■ WRITTEN REQUEST ■
Exactly and only the lines from the one containing "Write the seaborn" through the one containing "import numpy as np" belong in your copy. Pictures do not.

■ WORKING DATA ■
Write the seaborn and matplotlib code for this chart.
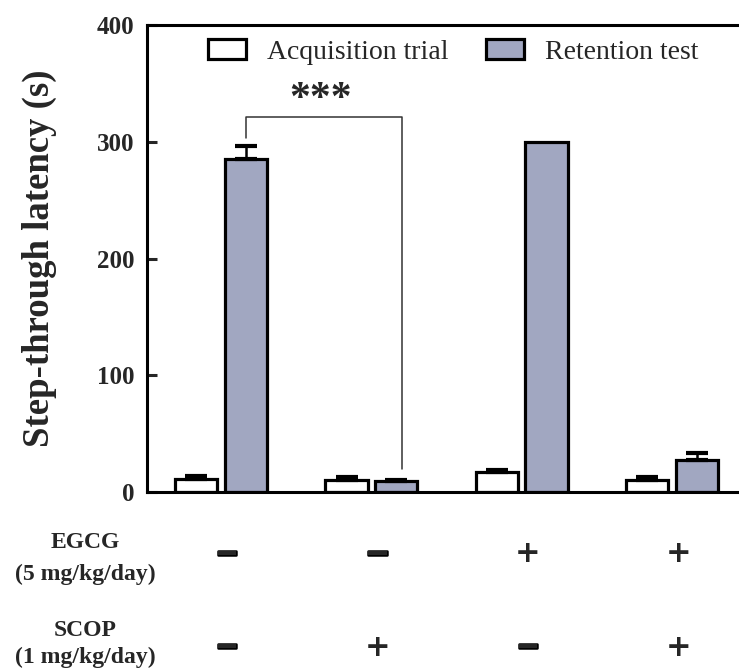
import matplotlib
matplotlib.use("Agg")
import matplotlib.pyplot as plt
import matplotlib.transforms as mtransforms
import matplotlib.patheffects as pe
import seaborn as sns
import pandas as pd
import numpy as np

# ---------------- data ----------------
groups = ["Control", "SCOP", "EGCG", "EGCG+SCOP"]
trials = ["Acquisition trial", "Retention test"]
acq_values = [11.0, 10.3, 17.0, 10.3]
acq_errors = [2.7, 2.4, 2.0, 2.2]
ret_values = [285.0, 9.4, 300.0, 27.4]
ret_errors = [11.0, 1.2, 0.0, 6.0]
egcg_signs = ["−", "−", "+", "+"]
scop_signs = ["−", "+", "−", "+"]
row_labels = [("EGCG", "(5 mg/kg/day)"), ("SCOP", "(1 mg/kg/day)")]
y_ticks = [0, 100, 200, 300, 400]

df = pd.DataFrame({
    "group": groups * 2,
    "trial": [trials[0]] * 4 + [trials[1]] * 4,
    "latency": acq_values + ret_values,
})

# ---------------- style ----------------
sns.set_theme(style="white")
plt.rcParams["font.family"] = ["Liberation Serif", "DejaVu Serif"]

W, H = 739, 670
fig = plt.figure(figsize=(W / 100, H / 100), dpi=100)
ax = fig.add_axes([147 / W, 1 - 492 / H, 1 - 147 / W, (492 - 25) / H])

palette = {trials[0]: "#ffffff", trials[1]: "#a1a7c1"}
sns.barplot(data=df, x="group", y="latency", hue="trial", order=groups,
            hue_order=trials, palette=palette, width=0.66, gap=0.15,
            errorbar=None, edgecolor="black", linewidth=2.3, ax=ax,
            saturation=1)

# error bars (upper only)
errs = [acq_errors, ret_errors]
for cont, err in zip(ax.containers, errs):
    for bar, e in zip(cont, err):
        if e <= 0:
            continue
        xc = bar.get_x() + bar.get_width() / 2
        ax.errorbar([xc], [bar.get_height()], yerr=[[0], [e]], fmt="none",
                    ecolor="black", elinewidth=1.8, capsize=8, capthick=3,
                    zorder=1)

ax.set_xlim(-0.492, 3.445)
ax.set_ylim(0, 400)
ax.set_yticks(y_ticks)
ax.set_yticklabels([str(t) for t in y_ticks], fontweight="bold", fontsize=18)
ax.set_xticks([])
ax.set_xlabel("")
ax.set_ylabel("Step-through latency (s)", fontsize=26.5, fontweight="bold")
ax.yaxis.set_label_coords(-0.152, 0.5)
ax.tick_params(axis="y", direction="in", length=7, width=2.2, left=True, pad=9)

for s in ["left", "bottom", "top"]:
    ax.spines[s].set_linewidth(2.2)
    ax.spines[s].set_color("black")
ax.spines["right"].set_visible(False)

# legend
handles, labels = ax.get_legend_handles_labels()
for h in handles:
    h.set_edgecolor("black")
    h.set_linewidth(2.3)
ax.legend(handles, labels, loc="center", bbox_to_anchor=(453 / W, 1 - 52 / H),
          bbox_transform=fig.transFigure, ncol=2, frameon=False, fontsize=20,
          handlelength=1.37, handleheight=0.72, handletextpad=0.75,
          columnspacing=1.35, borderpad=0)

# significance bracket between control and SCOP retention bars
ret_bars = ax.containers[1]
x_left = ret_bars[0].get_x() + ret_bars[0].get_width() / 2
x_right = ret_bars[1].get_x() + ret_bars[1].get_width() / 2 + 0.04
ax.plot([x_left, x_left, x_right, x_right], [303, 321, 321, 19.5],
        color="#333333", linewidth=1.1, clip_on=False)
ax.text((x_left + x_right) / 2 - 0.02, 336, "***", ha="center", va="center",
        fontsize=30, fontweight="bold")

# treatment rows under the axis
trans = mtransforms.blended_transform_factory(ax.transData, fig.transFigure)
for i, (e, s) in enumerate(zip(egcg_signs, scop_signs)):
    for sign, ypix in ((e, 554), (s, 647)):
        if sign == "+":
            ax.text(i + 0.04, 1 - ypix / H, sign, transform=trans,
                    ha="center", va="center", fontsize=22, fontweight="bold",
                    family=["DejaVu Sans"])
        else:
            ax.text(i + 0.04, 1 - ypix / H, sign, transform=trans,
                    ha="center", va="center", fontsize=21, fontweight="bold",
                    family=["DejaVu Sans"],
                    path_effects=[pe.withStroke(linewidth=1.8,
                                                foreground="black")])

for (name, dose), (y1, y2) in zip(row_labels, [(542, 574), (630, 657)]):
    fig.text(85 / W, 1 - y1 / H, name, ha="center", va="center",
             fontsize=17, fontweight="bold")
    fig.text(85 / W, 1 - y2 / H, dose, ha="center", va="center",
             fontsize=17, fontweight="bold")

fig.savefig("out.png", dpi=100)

* * *

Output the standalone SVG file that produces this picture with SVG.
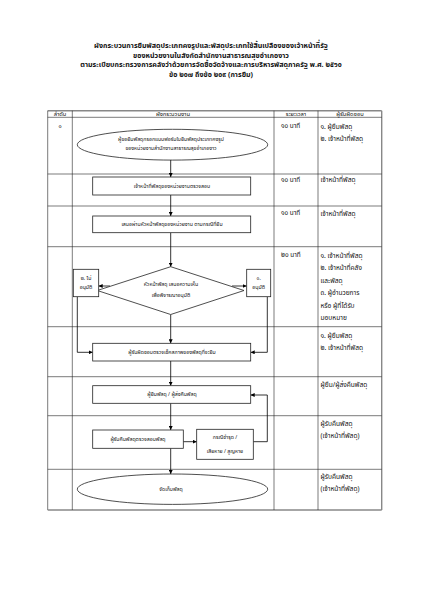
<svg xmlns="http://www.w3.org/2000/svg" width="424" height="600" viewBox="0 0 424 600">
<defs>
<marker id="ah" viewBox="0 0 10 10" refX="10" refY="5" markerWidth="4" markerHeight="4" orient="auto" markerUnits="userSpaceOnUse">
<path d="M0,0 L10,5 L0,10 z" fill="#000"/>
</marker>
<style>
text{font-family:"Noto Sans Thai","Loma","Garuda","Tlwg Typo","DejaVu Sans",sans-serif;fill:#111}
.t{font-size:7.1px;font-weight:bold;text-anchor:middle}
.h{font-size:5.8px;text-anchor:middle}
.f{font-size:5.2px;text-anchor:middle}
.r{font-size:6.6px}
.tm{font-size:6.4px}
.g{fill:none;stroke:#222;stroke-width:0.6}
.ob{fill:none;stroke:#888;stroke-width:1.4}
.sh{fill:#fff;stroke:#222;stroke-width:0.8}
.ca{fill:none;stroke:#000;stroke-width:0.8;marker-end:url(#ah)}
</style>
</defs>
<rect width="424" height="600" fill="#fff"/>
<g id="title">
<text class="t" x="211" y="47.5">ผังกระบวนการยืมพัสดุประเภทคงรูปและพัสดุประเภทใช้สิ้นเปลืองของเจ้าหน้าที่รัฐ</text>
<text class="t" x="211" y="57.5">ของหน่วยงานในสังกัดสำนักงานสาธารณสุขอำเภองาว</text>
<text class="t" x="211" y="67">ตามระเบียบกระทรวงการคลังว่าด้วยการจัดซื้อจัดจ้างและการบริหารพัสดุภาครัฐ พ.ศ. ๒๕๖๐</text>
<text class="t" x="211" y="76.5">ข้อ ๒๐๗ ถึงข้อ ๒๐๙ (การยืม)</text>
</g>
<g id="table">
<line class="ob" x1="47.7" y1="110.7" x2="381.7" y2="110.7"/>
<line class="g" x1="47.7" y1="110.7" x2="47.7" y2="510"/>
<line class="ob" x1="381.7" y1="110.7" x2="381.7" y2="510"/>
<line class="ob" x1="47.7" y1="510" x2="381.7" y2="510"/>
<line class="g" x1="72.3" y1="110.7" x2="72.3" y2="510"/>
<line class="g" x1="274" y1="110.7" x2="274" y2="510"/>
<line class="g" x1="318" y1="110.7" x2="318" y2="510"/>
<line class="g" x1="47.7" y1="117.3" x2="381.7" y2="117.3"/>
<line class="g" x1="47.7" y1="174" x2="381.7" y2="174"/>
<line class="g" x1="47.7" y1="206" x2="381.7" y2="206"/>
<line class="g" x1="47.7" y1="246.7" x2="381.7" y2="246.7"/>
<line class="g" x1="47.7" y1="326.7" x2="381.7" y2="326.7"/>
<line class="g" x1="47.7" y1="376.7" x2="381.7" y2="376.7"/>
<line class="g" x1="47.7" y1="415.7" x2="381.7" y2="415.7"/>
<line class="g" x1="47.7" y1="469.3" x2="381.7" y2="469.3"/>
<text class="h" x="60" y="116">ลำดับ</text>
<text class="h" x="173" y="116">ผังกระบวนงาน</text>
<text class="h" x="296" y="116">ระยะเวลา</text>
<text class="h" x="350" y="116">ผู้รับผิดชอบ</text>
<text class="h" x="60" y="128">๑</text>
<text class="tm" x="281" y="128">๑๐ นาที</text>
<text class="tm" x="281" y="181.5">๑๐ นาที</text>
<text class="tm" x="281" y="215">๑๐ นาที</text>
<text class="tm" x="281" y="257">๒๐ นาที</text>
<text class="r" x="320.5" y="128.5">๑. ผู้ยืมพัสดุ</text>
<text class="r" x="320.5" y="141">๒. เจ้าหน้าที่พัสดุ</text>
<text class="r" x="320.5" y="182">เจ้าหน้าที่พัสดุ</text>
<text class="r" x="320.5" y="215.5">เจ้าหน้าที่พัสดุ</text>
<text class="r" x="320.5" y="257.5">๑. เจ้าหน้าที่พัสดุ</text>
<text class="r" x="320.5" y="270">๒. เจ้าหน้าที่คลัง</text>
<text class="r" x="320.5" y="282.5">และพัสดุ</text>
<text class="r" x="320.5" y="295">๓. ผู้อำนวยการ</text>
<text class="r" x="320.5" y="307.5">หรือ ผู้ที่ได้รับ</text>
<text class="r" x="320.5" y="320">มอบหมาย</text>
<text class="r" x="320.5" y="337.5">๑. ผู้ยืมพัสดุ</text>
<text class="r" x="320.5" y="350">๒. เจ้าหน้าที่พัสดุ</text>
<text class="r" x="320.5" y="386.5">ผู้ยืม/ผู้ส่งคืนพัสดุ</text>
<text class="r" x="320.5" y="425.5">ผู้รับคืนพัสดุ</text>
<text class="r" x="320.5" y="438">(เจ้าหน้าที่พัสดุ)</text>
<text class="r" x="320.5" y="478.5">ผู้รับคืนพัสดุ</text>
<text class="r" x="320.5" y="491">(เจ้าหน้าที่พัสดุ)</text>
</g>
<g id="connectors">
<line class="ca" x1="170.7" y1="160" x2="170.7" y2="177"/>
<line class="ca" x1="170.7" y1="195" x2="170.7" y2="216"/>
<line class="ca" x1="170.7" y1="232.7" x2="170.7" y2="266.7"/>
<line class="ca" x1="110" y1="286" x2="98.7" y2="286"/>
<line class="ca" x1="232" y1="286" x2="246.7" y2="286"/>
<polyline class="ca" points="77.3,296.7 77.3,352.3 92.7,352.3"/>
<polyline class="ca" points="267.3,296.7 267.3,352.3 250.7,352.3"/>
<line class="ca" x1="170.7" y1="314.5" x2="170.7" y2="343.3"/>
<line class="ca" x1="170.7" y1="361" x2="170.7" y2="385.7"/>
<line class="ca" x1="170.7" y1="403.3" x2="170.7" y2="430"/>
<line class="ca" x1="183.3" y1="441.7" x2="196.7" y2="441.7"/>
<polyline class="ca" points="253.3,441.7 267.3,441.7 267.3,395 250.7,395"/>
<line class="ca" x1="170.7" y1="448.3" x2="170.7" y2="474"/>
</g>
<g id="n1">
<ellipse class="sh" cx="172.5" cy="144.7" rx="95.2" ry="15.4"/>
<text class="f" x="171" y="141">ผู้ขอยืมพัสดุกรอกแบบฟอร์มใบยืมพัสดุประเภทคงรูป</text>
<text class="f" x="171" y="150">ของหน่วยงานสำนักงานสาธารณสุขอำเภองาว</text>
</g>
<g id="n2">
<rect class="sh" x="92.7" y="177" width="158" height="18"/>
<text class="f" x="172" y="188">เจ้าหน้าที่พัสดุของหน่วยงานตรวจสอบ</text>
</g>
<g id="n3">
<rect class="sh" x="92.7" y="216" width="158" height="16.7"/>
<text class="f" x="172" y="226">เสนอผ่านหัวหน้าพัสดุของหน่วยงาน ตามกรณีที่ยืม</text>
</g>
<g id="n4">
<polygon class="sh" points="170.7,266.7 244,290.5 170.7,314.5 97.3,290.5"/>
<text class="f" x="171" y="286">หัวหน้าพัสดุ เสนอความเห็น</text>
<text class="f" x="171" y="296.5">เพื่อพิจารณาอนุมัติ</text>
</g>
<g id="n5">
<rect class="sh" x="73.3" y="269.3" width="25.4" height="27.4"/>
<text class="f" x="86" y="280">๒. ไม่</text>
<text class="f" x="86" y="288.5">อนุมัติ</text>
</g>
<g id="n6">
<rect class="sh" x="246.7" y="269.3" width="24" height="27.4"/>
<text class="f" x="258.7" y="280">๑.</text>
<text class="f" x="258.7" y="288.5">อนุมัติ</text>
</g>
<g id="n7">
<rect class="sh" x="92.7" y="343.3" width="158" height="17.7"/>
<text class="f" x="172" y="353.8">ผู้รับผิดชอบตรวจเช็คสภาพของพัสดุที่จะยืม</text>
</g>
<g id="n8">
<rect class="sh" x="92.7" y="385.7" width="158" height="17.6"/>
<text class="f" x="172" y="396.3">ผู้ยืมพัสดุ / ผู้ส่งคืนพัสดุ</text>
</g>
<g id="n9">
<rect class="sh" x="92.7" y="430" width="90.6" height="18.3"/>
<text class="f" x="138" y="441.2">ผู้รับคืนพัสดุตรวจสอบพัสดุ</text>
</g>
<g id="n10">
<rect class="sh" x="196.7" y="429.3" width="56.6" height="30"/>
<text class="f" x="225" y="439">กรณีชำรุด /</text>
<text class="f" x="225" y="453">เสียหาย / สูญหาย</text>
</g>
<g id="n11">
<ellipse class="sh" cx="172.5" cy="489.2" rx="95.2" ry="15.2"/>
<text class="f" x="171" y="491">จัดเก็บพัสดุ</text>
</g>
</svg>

...

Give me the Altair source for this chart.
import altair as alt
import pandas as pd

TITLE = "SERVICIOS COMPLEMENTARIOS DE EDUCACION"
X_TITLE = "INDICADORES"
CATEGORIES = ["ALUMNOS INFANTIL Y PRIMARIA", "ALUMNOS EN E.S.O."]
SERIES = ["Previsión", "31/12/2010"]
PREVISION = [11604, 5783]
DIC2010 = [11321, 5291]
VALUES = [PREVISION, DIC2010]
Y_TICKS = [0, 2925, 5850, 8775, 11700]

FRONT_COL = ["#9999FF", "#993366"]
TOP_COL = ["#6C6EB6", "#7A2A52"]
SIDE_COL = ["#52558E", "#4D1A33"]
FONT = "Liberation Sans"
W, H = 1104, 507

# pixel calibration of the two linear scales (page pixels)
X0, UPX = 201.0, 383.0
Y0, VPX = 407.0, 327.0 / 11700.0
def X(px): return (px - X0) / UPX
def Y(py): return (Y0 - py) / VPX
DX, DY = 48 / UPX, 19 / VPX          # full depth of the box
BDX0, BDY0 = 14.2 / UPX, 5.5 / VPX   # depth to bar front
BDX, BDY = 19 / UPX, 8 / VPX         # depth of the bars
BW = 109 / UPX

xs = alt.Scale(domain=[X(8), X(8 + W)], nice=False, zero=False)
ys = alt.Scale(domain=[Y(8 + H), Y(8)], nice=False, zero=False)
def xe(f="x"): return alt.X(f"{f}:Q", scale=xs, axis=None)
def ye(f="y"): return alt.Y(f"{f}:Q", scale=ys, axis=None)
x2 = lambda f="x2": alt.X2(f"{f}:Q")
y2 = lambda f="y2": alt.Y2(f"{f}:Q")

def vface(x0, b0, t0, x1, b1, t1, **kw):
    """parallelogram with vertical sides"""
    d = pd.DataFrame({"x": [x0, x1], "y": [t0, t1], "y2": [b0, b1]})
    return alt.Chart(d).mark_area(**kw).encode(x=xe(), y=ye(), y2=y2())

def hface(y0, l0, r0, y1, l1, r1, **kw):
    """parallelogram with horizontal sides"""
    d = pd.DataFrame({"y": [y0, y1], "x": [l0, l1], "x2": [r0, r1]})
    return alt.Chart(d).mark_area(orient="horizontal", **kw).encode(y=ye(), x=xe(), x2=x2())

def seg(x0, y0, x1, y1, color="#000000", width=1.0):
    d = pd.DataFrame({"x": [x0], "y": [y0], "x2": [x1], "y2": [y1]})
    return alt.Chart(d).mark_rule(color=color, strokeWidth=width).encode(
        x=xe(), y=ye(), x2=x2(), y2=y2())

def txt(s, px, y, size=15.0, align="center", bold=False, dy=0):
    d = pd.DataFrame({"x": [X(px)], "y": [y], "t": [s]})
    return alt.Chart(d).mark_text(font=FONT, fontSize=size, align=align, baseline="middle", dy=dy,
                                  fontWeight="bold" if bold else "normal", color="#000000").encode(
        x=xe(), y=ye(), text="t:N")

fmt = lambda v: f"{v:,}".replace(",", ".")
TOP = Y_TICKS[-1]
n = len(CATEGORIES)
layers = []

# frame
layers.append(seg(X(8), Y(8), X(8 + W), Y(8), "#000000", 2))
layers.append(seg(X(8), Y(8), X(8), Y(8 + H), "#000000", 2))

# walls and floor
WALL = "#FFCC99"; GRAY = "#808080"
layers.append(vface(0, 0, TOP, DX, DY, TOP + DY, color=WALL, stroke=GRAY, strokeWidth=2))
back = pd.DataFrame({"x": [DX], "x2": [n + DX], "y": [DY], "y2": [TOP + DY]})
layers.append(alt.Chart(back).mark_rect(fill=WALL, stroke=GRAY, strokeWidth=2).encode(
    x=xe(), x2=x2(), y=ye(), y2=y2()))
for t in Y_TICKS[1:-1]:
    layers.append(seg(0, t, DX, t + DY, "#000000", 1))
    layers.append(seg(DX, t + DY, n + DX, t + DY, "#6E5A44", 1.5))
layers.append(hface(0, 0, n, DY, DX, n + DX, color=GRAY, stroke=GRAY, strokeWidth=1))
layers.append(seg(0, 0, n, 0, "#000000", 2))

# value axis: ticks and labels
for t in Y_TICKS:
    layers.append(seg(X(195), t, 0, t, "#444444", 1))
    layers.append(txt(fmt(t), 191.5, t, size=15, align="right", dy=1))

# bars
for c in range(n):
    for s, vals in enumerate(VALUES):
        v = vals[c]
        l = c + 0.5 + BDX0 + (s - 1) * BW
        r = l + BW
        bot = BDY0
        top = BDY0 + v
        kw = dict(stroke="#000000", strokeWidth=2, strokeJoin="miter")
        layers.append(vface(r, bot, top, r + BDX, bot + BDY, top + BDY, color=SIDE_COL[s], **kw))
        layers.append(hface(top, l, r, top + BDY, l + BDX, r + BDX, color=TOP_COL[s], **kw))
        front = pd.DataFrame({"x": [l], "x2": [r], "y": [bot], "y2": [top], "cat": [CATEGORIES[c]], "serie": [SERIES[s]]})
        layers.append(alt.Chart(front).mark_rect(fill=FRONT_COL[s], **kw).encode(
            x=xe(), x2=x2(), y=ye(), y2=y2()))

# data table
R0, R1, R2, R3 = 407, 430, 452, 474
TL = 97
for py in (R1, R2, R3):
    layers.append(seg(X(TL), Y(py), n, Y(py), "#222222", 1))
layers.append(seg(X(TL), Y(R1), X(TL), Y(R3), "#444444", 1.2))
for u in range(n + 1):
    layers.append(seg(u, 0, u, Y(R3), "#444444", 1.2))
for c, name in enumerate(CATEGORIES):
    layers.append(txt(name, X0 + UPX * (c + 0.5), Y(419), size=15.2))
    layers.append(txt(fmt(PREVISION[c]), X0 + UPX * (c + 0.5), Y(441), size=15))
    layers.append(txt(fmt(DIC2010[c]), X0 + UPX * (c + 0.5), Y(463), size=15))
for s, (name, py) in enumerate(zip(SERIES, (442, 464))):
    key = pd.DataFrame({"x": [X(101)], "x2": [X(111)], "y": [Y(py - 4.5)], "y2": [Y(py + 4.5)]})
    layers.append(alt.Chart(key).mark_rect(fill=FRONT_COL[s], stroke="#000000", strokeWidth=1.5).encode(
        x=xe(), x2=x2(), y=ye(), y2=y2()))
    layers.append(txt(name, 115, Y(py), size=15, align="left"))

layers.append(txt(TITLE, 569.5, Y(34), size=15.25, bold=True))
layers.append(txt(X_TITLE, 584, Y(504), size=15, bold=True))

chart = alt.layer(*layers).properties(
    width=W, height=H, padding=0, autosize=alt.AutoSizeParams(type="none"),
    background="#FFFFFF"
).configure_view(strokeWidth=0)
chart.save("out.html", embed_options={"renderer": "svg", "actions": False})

■ RESULT FOR THIS EXERCISE ■
Write the seaborn and matplotlib code for this chart.
import matplotlib
matplotlib.use("Agg")
import matplotlib.pyplot as plt
import matplotlib.transforms as mtransforms
import matplotlib.patheffects as pe
import seaborn as sns
import pandas as pd
import numpy as np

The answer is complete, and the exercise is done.